July 21, 2021

SUFB 1186: Is the media driving a wedge between science and the ocean?

SUFB 1186: Is the media driving a wedge between science and the ocean?

This episode is a bit of a rant that I have been thinking about for a while. Over the past few months, I've noticed that media companies (video, audio, and written forms) have been putting out content that either ignores science or drives a wedge...


This episode is a bit of a rant that I have been thinking about for a while. Over the past few months, I've noticed that media companies (video, audio, and written forms) have been putting out content that either ignores science or drives a wedge between science and the public. 

The film Seaspiracy told the audience and non-profit organizations that worked to conserve the ocean were actually working to support overfishing. Obviously a false statement; however, much of the audience still quote the movie four months later. 

The New York Times published an article, where the author conducted their own "study" to determine whether Subway (the sandwich company) used real tuna in their tuna sandwiches. The study was not scientific and the results were inconclusive (stated in the article); however, the headline read "Subway does not use real tuna in their sandwiches." 

Discovery is releasing a new program during Shark Week this summer (2021): a reality show that is searching for the next shark expert. An expert can be defined in many ways, but this "expert" search is not based on the scientific knowledge each contestant has. It is based on whether or not they can swim with sharks without getting bitten. Now, there are shark diving experts who are amazing and advocate for sharks, but many of them are thought to be scientists who conduct experiments, which can lead to misinformation. 

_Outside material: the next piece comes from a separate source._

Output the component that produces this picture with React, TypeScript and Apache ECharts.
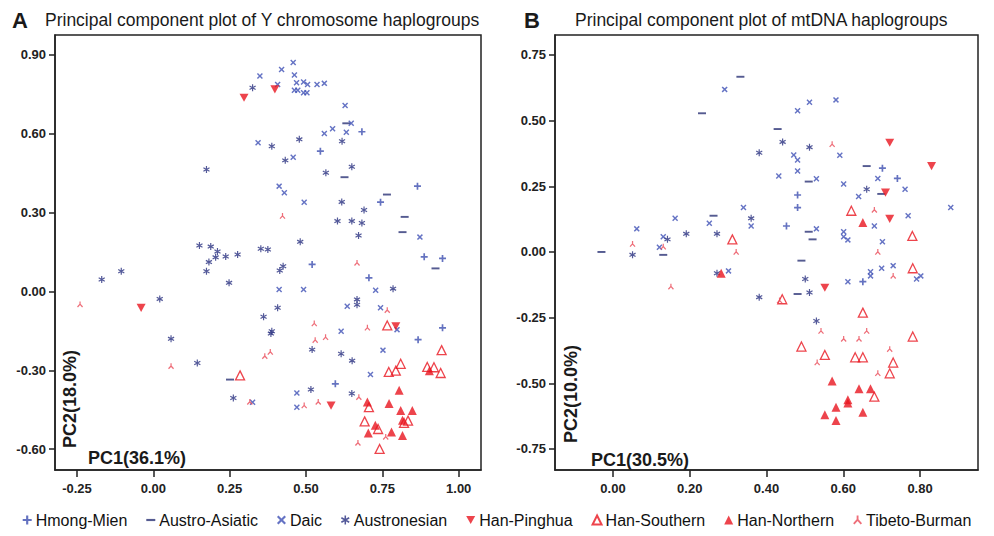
import React, { useEffect, useRef } from 'react';
import * as echarts from 'echarts';

// ---------- categories ----------
const categories = ['Hmong-Mien', 'Austro-Asiatic', 'Daic', 'Austronesian', 'Han-Pinghua', 'Han-Southern', 'Han-Northern', 'Tibeto-Burman'];

// ---------- tick labels ----------
const aXTicks = [-0.25, 0, 0.25, 0.5, 0.75, 1.0];
const aYTicks = [-0.6, -0.3, 0, 0.3, 0.6, 0.9];
const bXTicks = [0, 0.2, 0.4, 0.6, 0.8];
const bYTicks = [-0.75, -0.5, -0.25, 0, 0.25, 0.5, 0.75];

// ---------- Panel A: Y chromosome ----------
const aHmongMien = [[0.683, 0.608], [0.547, 0.534], [0.744, 0.34], [0.865, 0.401], [0.887, 0.132], [0.947, 0.126], [0.52, 0.103], [0.706, 0.052], [0.947, -0.138], [0.867, -0.183], [0.596, -0.351]];
const aAustroAsiatic = [[0.632, 0.64], [0.626, 0.435], [0.765, 0.369], [0.823, 0.284], [0.816, 0.226], [0.924, 0.088], [0.251, -0.335]];
const aDaic = [[0.458, 0.871], [0.42, 0.845], [0.349, 0.82], [0.462, 0.824], [0.407, 0.788], [0.469, 0.794], [0.492, 0.797], [0.505, 0.788], [0.462, 0.766], [0.473, 0.766], [0.492, 0.756], [0.503, 0.756], [0.536, 0.788], [0.56, 0.792], [0.628, 0.708], [0.648, 0.64], [0.587, 0.619], [0.56, 0.601], [0.632, 0.606], [0.343, 0.566], [0.458, 0.511], [0.412, 0.401], [0.429, 0.376], [0.494, 0.34], [0.873, 0.207], [0.412, 0.008], [0.492, 0.008], [0.635, -0.056], [0.744, -0.062], [0.798, -0.145], [0.615, -0.151], [0.752, -0.223], [0.711, -0.316], [0.325, -0.421], [0.47, -0.386], [0.47, -0.44], [0.728, 0.005]];
const aAustronesian = [[0.325, 0.775], [0.388, 0.553], [0.478, 0.579], [0.618, 0.572], [0.432, 0.499], [0.65, 0.475], [0.565, 0.452], [0.617, 0.341], [0.69, 0.31], [0.603, 0.268], [0.65, 0.268], [0.683, 0.261], [0.672, 0.213], [0.481, 0.189], [0.352, 0.163], [0.375, 0.16], [0.174, 0.464], [0.151, 0.175], [0.188, 0.171], [0.21, 0.152], [0.204, 0.13], [0.237, 0.133], [0.276, 0.141], [0.182, 0.112], [0.174, 0.077], [0.248, 0.033], [-0.105, 0.077], [-0.169, 0.046], [0.021, -0.028], [0.058, -0.18], [0.144, -0.272], [0.262, -0.405], [0.425, 0.096], [0.414, 0.08], [0.785, 0.011], [0.407, -0.062], [0.361, -0.096], [0.388, -0.151], [0.385, -0.16], [0.52, -0.221], [0.615, -0.237], [0.651, -0.263], [0.516, -0.373], [0.65, -0.388], [0.667, -0.03], [0.667, -0.05]];
const aHanPinghua = [[0.297, 0.737], [0.398, 0.769], [-0.04, -0.062], [0.794, -0.132], [0.582, -0.434]];
const aHanSouthern = [[0.284, -0.319], [0.766, -0.129], [0.944, -0.223], [0.81, -0.275], [0.771, -0.306], [0.794, -0.301], [0.897, -0.287], [0.919, -0.288], [0.941, -0.31], [0.706, -0.44], [0.692, -0.494], [0.834, -0.491], [0.821, -0.5], [0.736, -0.523], [0.741, -0.599]];
const aHanNorthern = [[0.904, -0.301], [0.805, -0.376], [0.701, -0.42], [0.772, -0.426], [0.81, -0.453], [0.848, -0.453], [0.816, -0.49], [0.727, -0.509], [0.704, -0.538], [0.78, -0.534], [0.816, -0.548]];
const aTibetoBurman = [[0.423, 0.287], [-0.24, -0.049], [0.058, -0.284], [0.316, -0.42], [0.667, 0.109], [0.766, -0.071], [0.527, -0.122], [0.701, -0.138], [0.53, -0.185], [0.564, -0.174], [0.383, -0.23], [0.365, -0.246], [0.494, -0.434], [0.54, -0.42], [0.673, -0.402], [0.761, -0.553], [0.67, -0.576]];

// ---------- Panel B: mtDNA ----------
const bHmongMien = [[0.702, 0.319], [0.741, 0.28], [0.481, 0.217], [0.481, 0.169], [0.452, 0.099], [0.651, -0.113]];
const bAustroAsiatic = [[0.332, 0.667], [0.232, 0.528], [0.429, 0.468], [0.262, 0.138], [-0.03, 0.0], [0.131, -0.011], [0.661, 0.327], [0.51, 0.268], [0.699, 0.221], [0.51, 0.077], [0.52, 0.048], [0.491, -0.033], [0.481, -0.16]];
const bDaic = [[0.291, 0.619], [0.432, 0.289], [0.34, 0.169], [0.36, 0.099], [0.162, 0.128], [0.251, 0.109], [0.062, 0.088], [0.131, 0.058], [0.121, 0.018], [0.581, 0.579], [0.512, 0.57], [0.481, 0.538], [0.471, 0.369], [0.481, 0.35], [0.591, 0.368], [0.481, 0.308], [0.53, 0.279], [0.69, 0.28], [0.601, 0.259], [0.761, 0.239], [0.64, 0.211], [0.88, 0.169], [0.769, 0.138], [0.681, 0.099], [0.53, 0.088], [0.601, 0.077], [0.601, 0.058], [0.612, 0.046], [0.702, 0.039], [0.301, -0.072], [0.612, -0.113], [0.671, -0.075], [0.671, -0.091], [0.7, -0.062], [0.73, -0.052], [0.791, -0.103], [0.802, -0.091]];
const bAustronesian = [[0.381, 0.378], [0.36, 0.128], [0.191, 0.069], [0.271, 0.069], [0.142, 0.048], [0.051, -0.011], [0.442, 0.419], [0.512, 0.399], [0.661, 0.239], [0.271, -0.081], [0.381, -0.172], [0.501, -0.103], [0.512, -0.154], [0.53, -0.263]];
const bHanPinghua = [[0.721, 0.416], [0.83, 0.327], [0.71, 0.226], [0.721, 0.126], [0.552, -0.136]];
const bHanSouthern = [[0.311, 0.048], [0.621, 0.157], [0.78, 0.061], [0.441, -0.18], [0.781, -0.062], [0.651, -0.231], [0.781, -0.322], [0.491, -0.36], [0.552, -0.392], [0.631, -0.401], [0.651, -0.401], [0.73, -0.421], [0.721, -0.462], [0.681, -0.551]];
const bHanNorthern = [[0.651, 0.112], [0.282, -0.081], [0.571, -0.491], [0.641, -0.521], [0.671, -0.521], [0.612, -0.563], [0.612, -0.575], [0.581, -0.591], [0.552, -0.62], [0.651, -0.61], [0.581, -0.642]];
const bTibetoBurman = [[0.571, 0.41], [0.681, 0.16], [0.69, 0.0], [0.051, 0.03], [0.131, 0.02], [0.321, 0.0], [0.151, -0.132], [0.434, -0.185], [0.73, -0.091], [0.542, -0.301], [0.661, -0.301], [0.601, -0.331], [0.641, -0.331], [0.721, -0.37], [0.532, -0.421], [0.69, -0.462]];

const panelA = [aHmongMien, aAustroAsiatic, aDaic, aAustronesian, aHanPinghua, aHanSouthern, aHanNorthern, aTibetoBurman];
const panelB = [bHmongMien, bAustroAsiatic, bDaic, bAustronesian, bHanPinghua, bHanSouthern, bHanNorthern, bTibetoBurman];

// ---------- marker shapes ----------
const PLUS = 'path://M3.8,0H6.2V3.8H10V6.2H6.2V10H3.8V6.2H0V3.8H3.8Z';
const MINUS = 'path://M0,0H10V2.4H0Z';
const CROSS = 'path://M1.7,0L5,3.3L8.3,0L10,1.7L6.7,5L10,8.3L8.3,10L5,6.7L1.7,10L0,8.3L3.3,5L0,1.7Z';
const STAR = 'path://M8.3,0H11.7V20H8.3Z M0.45,6.55L2.15,3.6L19.55,13.45L17.85,16.4Z M2.15,16.4L0.45,13.45L17.85,3.6L19.55,6.55Z';
const TRIPOD = 'path://M3.9,0H6.1V5.5H3.9Z M5.82,5.74L1.32,10.74L-0.32,9.26L4.18,4.26Z M5.82,4.26L10.32,9.26L8.68,10.74L4.18,5.74Z';
const DOWN = 'path://M0,0H10L5,9Z';

const RED = '#e8151f';
const styles: any[] = [
  { symbol: PLUS, symbolSize: 7, itemStyle: { color: '#3d4fb0' } },
  { symbol: MINUS, symbolSize: 8, itemStyle: { color: '#2b3275' } },
  { symbol: CROSS, symbolSize: 6, itemStyle: { color: '#3f50b5' } },
  { symbol: STAR, symbolSize: 7, itemStyle: { color: '#28307f' } },
  { symbol: DOWN, symbolSize: 9, itemStyle: { color: RED } },
  { symbol: 'triangle', symbolSize: 9, itemStyle: { color: 'rgba(255,255,255,0)', borderColor: RED, borderWidth: 1.3 } },
  { symbol: 'triangle', symbolSize: 9, itemStyle: { color: RED } },
  { symbol: TRIPOD, symbolSize: 6, itemStyle: { color: '#ea4a57' } },
];

const FONT = 'Liberation Sans, Arial, sans-serif';
const fmt = (v: number) => v.toFixed(2);

function makeX(grid: number, min: number, max: number, ticks: number[]) {
  return {
    type: 'value', gridIndex: grid, min, max,
    axisLine: { show: true, onZero: false, lineStyle: { color: '#222', width: 1.5 } },
    axisTick: { show: true, customValues: ticks, length: 7, lineStyle: { color: '#222', width: 1.5 } },
    axisLabel: { customValues: ticks, formatter: fmt, fontWeight: 'bold', fontSize: 13, color: '#222', margin: 12, fontFamily: FONT },
    splitLine: { show: false },
  };
}
function makeY(grid: number, min: number, max: number, ticks: number[]) {
  return {
    type: 'value', gridIndex: grid, min, max,
    axisLine: { show: true, onZero: false, lineStyle: { color: '#222', width: 1.5 } },
    axisTick: { show: true, customValues: ticks, length: 6, lineStyle: { color: '#222', width: 1.5 } },
    axisLabel: { customValues: ticks, formatter: fmt, fontWeight: 'bold', fontSize: 13, color: '#222', margin: 9, fontFamily: FONT },
    splitLine: { show: false },
  };
}

export default function App() {
  const ref = useRef<HTMLDivElement>(null);
  useEffect(() => {
    document.body.style.margin = '0';
    if (!ref.current) return;
    const chart = echarts.init(ref.current, undefined, { renderer: 'svg' });
    const series: any[] = [];
    [panelA, panelB].forEach((panel, p) => {
      panel.forEach((data, i) => {
        series.push({
          type: 'scatter', name: categories[i], data, xAxisIndex: p, yAxisIndex: p,
          symbolKeepAspect: true, ...styles[i],
        });
      });
    });
    const txt = (x: number, y: number, text: string, size: number, bold: boolean, extra: any = {}) => ({
      type: 'text', x, y, ...extra,
      style: { text, fontSize: size, fontWeight: bold ? 'bold' : 'normal', fontFamily: FONT, fill: '#1a1a1a', align: extra.align || 'left', verticalAlign: 'middle' },
    });
    chart.setOption({
      animation: false,
      backgroundColor: '#ffffff',
      grid: [
        { left: 55, top: 35, width: 426, height: 435, show: true, borderColor: '#222', borderWidth: 1.5, outerBoundsMode: 'none' },
        { left: 555, top: 35, width: 423, height: 435, show: true, borderColor: '#222', borderWidth: 1.5, outerBoundsMode: 'none' },
      ],
      xAxis: [makeX(0, -0.322, 1.073, aXTicks), makeX(1, -0.151, 0.951, bXTicks)],
      yAxis: [makeY(0, -0.679, 0.976, aYTicks), makeY(1, -0.83, 0.826, bYTicks)],
      legend: {
        data: categories, left: 'center', top: 512, itemWidth: 9, itemHeight: 9, itemGap: 19, padding: 0,
        textStyle: { fontSize: 16, color: '#111', fontFamily: FONT, padding: [0, 0, 0, -1] },
      },
      graphic: [
        txt(12, 20, 'A', 22, true),
        txt(45, 20, 'Principal component plot of Y chromosome haplogroups', 17.5, false),
        txt(524, 20, 'B', 22, true),
        txt(575, 20, 'Principal component plot of mtDNA haplogroups', 17.5, false),
        txt(137, 458, 'PC1(36.1%)', 18, true, { align: 'center' }),
        { ...txt(70, 399, 'PC2(18.0%)', 18, true, { align: 'center' }), rotation: Math.PI / 2 },
        txt(640, 460, 'PC1(30.5%)', 18, true, { align: 'center' }),
        { ...txt(571, 394, 'PC2(10.0%)', 18, true, { align: 'center' }), rotation: Math.PI / 2 },
      ],
      series,
    });
    return () => chart.dispose();
  }, []);
  return <div ref={ref} style={{ width: 994, height: 536 }} />;
}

Finally, during the 2021 Shark Week, there was an episode that aired with the people for the Jackass franchise. During the show, one of the members were doing a stunt into a body of water where sharks had aggregated. The man fell and got bitten. The rest of the episode was about how traumatized the man was for being bitten; even though, the stunt was not necessary and led to him being bitten. 

Many media companies are sacrificing science for clicks and views while misleading their audience. I am very concerned as to where Science Communication is directed on large platforms.